### DO THIS
Transcribe the records below from the first line to the line that includes "import plotly.graph_objects as go", inclusive, and omit the pictures.

### WORKING DATA
------------------------------------------------------------
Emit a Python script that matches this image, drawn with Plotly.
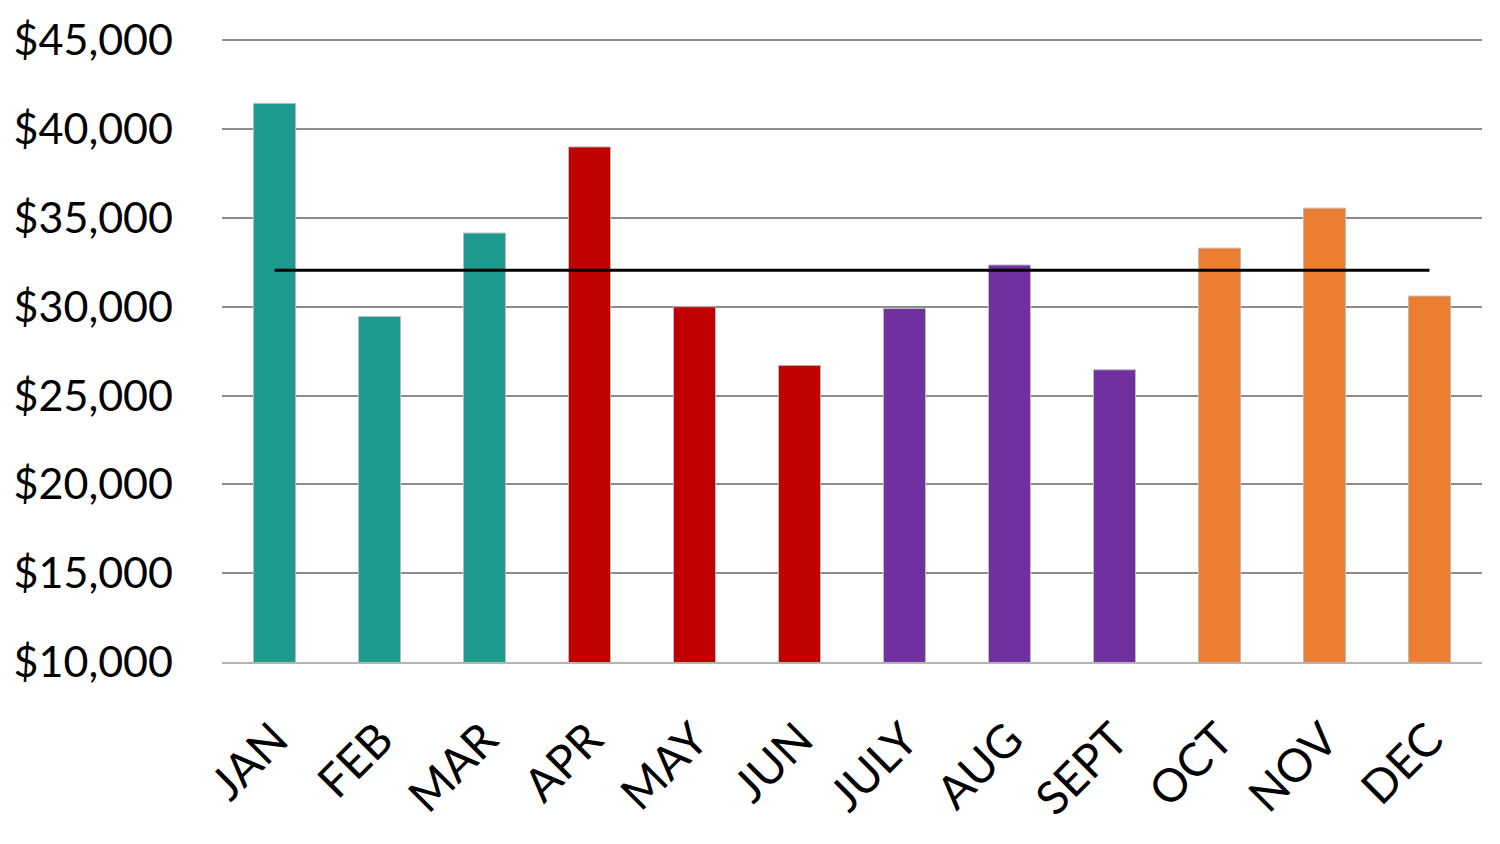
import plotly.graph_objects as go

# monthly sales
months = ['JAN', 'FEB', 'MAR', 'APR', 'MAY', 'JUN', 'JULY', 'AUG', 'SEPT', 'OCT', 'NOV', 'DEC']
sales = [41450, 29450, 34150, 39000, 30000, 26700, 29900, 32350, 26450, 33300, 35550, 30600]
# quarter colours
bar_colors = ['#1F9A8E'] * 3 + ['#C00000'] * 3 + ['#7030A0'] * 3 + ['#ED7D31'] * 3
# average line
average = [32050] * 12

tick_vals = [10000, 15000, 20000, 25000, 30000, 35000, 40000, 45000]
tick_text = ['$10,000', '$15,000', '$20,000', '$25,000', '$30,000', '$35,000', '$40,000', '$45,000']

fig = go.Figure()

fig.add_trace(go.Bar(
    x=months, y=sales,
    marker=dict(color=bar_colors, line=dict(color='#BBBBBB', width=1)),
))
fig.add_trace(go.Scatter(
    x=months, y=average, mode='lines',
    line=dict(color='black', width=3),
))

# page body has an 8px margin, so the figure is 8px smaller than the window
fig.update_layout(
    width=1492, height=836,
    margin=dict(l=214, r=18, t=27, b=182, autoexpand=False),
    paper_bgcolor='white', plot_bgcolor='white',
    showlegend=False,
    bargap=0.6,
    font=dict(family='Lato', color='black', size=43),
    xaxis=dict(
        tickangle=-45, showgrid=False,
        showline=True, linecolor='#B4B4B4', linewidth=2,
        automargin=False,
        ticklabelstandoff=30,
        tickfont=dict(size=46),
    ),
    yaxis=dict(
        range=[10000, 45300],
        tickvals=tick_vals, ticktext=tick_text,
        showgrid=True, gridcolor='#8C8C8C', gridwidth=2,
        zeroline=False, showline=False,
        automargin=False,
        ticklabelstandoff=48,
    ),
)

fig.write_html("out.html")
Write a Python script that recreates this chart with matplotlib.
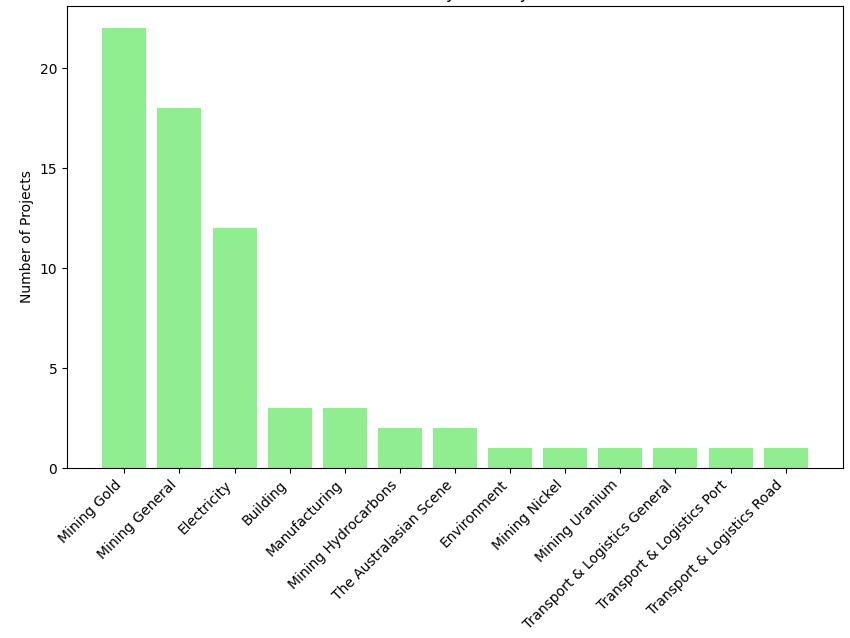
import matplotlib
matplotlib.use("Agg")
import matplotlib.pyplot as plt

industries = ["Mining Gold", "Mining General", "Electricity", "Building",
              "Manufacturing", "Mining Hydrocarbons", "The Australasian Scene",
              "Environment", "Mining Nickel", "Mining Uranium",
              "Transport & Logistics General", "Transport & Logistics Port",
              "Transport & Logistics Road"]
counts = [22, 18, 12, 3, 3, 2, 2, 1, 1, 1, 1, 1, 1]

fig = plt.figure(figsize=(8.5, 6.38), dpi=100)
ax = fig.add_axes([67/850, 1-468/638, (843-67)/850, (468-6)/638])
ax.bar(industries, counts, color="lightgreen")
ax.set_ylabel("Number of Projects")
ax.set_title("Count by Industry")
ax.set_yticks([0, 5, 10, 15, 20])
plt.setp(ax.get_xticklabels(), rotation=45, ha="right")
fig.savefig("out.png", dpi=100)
------------------------------------------------------------
### RESPONSE TO THIS EXERCISE
Emit a Python script that matches this image, drawn with Plotly.
import plotly.graph_objects as go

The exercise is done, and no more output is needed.